◆ **What this task involves**:
Reproduce all the lines below exactly and omit the images.

◆ **Available data**:

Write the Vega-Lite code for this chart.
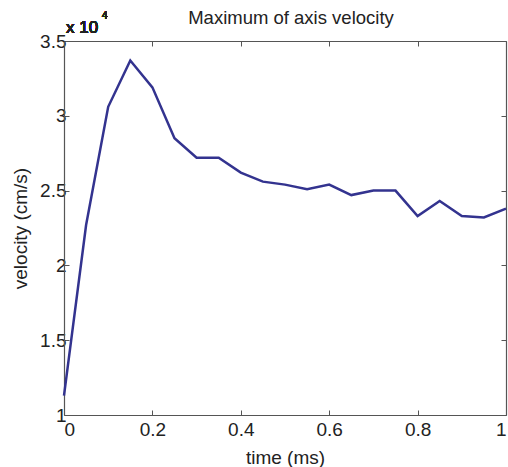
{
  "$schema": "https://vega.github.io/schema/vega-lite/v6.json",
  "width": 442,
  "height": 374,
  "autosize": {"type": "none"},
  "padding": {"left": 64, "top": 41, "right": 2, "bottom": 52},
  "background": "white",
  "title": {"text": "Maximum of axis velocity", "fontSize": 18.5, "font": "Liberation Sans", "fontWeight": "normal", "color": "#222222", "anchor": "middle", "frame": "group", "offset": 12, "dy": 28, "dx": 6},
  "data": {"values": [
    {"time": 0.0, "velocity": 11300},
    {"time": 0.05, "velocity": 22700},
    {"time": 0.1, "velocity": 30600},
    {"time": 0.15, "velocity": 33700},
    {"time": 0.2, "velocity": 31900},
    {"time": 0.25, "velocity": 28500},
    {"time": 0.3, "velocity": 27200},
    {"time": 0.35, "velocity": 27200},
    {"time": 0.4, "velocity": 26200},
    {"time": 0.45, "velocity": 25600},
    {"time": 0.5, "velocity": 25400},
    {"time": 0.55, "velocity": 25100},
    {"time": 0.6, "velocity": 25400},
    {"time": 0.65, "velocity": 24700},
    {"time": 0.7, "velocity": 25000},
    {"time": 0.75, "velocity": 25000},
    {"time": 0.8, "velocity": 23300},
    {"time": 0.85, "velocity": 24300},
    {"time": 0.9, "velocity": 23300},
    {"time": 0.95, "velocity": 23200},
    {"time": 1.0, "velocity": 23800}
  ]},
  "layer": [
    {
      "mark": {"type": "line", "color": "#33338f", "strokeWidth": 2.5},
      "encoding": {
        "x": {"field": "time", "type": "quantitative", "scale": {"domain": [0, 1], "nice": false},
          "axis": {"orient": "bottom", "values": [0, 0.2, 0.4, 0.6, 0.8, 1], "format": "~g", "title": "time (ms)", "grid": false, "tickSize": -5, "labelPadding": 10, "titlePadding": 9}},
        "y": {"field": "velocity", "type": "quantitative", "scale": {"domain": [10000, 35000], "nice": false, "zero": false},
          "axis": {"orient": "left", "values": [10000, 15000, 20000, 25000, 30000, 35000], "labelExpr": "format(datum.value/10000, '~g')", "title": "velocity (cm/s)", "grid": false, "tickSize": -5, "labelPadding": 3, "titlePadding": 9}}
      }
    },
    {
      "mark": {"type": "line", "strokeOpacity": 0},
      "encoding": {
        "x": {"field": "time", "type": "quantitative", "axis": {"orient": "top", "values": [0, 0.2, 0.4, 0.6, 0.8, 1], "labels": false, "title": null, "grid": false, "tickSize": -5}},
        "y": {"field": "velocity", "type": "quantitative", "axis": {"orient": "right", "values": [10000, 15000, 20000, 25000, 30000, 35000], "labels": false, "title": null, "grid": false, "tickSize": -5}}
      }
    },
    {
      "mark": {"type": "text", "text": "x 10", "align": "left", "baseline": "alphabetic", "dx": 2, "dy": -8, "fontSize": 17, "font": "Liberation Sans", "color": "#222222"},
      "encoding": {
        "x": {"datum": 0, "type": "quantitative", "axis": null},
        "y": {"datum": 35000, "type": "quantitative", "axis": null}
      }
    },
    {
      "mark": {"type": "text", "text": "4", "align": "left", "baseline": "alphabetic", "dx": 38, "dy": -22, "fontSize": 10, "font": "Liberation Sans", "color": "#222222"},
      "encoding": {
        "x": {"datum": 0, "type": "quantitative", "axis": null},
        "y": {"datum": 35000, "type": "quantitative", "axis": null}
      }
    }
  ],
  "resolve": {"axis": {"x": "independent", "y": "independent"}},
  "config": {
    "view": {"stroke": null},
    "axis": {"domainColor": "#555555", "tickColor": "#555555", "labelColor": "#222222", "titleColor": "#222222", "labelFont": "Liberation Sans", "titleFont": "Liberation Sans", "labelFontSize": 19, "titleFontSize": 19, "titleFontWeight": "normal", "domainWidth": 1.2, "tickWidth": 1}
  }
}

◆ **Exercise response**:
Write the Vega-Lite code for this chart.
{
  "$schema": "https://vega.github.io/schema/vega-lite/v6.json",
  "width": 442,
  "height": 374,
  "autosize": {"type": "none"},
  "padding": {"left": 64, "top": 41, "right": 2, "bottom": 52},
  "background": "white",
  "title": {"text": "Maximum of axis velocity", "fontSize": 18.5, "font": "Liberation Sans", "fontWeight": "normal", "color": "#222222", "anchor": "middle", "frame": "group", "offset": 12, "dy": 28, "dx": 6},
  "data": {"values": [
    {"time": 0.0, "velocity": 11300},
    {"time": 0.05, "velocity": 22700},
    {"time": 0.1, "velocity": 30600},
    {"time": 0.15, "velocity": 33700},
    {"time": 0.2, "velocity": 31900},
    {"time": 0.25, "velocity": 28500},
    {"time": 0.3, "velocity": 27200},
    {"time": 0.35, "velocity": 27200},
    {"time": 0.4, "velocity": 26200},
    {"time": 0.45, "velocity": 25600},
    {"time": 0.5, "velocity": 25400},
    {"time": 0.55, "velocity": 25100},
    {"time": 0.6, "velocity": 25400},
    {"time": 0.65, "velocity": 24700},
    {"time": 0.7, "velocity": 25000},
    {"time": 0.75, "velocity": 25000},
    {"time": 0.8, "velocity": 23300},
    {"time": 0.85, "velocity": 24300},
    {"time": 0.9, "velocity": 23300},
    {"time": 0.95, "velocity": 23200},
    {"time": 1.0, "velocity": 23800}
  ]},
  "layer": [
    {
      "mark": {"type": "line", "color": "#33338f", "strokeWidth": 2.5},
      "encoding": {
        "x": {"field": "time", "type": "quantitative", "scale": {"domain": [0, 1], "nice": false},
          "axis": {"orient": "bottom", "values": [0, 0.2, 0.4, 0.6, 0.8, 1], "format": "~g", "title": "time (ms)", "grid": false, "tickSize": -5, "labelPadding": 10, "titlePadding": 9}},
        "y": {"field": "velocity", "type": "quantitative", "scale": {"domain": [10000, 35000], "nice": false, "zero": false},
          "axis": {"orient": "left", "values": [10000, 15000, 20000, 25000, 30000, 35000], "labelExpr": "format(datum.value/10000, '~g')", "title": "velocity (cm/s)", "grid": false, "tickSize": -5, "labelPadding": 3, "titlePadding": 9}}
      }
    },
    {
      "mark": {"type": "line", "strokeOpacity": 0},
      "encoding": {
        "x": {"field": "time", "type": "quantitative", "axis": {"orient": "top", "values": [0, 0.2, 0.4, 0.6, 0.8, 1], "labels": false, "title": null, "grid": false, "tickSize": -5}},
        "y": {"field": "velocity", "type": "quantitative", "axis": {"orient": "right", "values": [10000, 15000, 20000, 25000, 30000, 35000], "labels": false, "title": null, "grid": false, "tickSize": -5}}
      }
    },
    {
      "mark": {"type": "text", "text": "x 10", "align": "left", "baseline": "alphabetic", "dx": 2, "dy": -8, "fontSize": 17, "font": "Liberation Sans", "color": "#222222"},
      "encoding": {
        "x": {"datum": 0, "type": "quantitative", "axis": null},
        "y": {"datum": 35000, "type": "quantitative", "axis": null}
      }
    },
    {
      "mark": {"type": "text", "text": "4", "align": "left", "baseline": "alphabetic", "dx": 38, "dy": -22, "fontSize": 10, "font": "Liberation Sans", "color": "#222222"},
      "encoding": {
        "x": {"datum": 0, "type": "quantitative", "axis": null},
        "y": {"datum": 35000, "type": "quantitative", "axis": null}
      }
    }
  ],
  "resolve": {"axis": {"x": "independent", "y": "independent"}},
  "config": {
    "view": {"stroke": null},
    "axis": {"domainColor": "#555555", "tickColor": "#555555", "labelColor": "#222222", "titleColor": "#222222", "labelFont": "Liberation Sans", "titleFont": "Liberation Sans", "labelFontSize": 19, "titleFontSize": 19, "titleFontWeight": "normal", "domainWidth": 1.2, "tickWidth": 1}
  }
}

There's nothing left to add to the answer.